We came home after being gone for 7 hours and Joule (the black kitty) was nowhere to be found. I called out every window (the cats think all windows are the same as doors and this house has a lot of both)- no response. As she's learned to answer to "Joule," her response time has increased from 20 minutes now down to about 5. After about 10 minutes, I heard a curious scratching coming from the downstairs. 3.5" (I'm not exaggering!) to the left of the stacked washer/dryer unit which fits very tightly into the bathroom closet to see a little black paw reaching out at me.

Not only had the swinging doors that cover the washer/dryer closet swung shut behind her, but Joule had gotten behind them- up on the machines and then fallen down between the washer and the wall. For who knows how long, she had been able to go only forward and back about 5 inches- and not able to turn around or do anything else!

Had she been there terrified through the wash cycle? Why wasn't she meowing? David managed to shift the unit and inch to the side so we could get our arms wedged to pull her up to the gap she originally fell from (as she sat on the washer). I pushed her up and he lifted as best he could reach. She cried a bit as we forced her body up. Other than strangely quiet, she seemed unharmed and responded well to our hugging and cuddling. It was clear she was a little freaked out. Minutes later our little one was playing and heading outdoors again.

One day we see a little face peeking down at us from the roof through the kitchen skylight shown below- once Joule learns (I hope she never thinks it's cool!) to navigate the roof tiles with her claws.

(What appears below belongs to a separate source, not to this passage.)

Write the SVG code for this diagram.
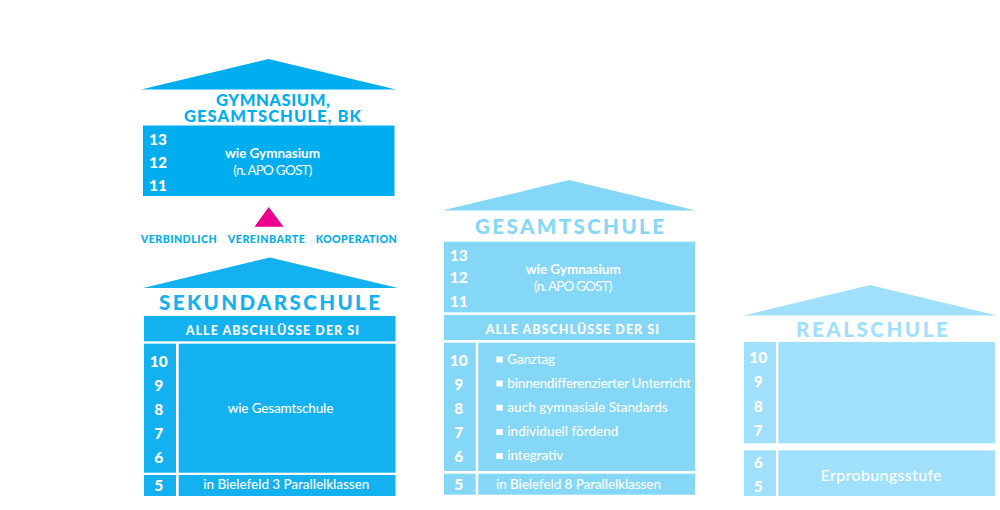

When our pets and loved creatures are suffering, we respond. But what is it about a personal relationship with an animal that changes our vested interest about whether or not they are suffering? Is a big part of it "out of sight, out of mind" a.k.a. if we can't perceive atrocities, we can live with their existence somewhere in the world- so long as we don't know about it? What if cats, or any animal for that matter was in a cage of similar imensions or unpleasantries such as the pounding of a washer or dryer- unable to move- with no one listening to their cries? I began to wonder what Pasha would have done had she heard Joule (she was out all night) and couldn't have heard Joule crying inside the house. Would she have sat near the washer doors- keeping Joule company? They are becoming friends though Pasha plays the "old, grumpy lady."

David originally wanted to name Joule Cortez since she was such an explorer when we first brought her home. Last night's episode has christened her with a full name, complete with a hyphenated recognition of her joint parentage.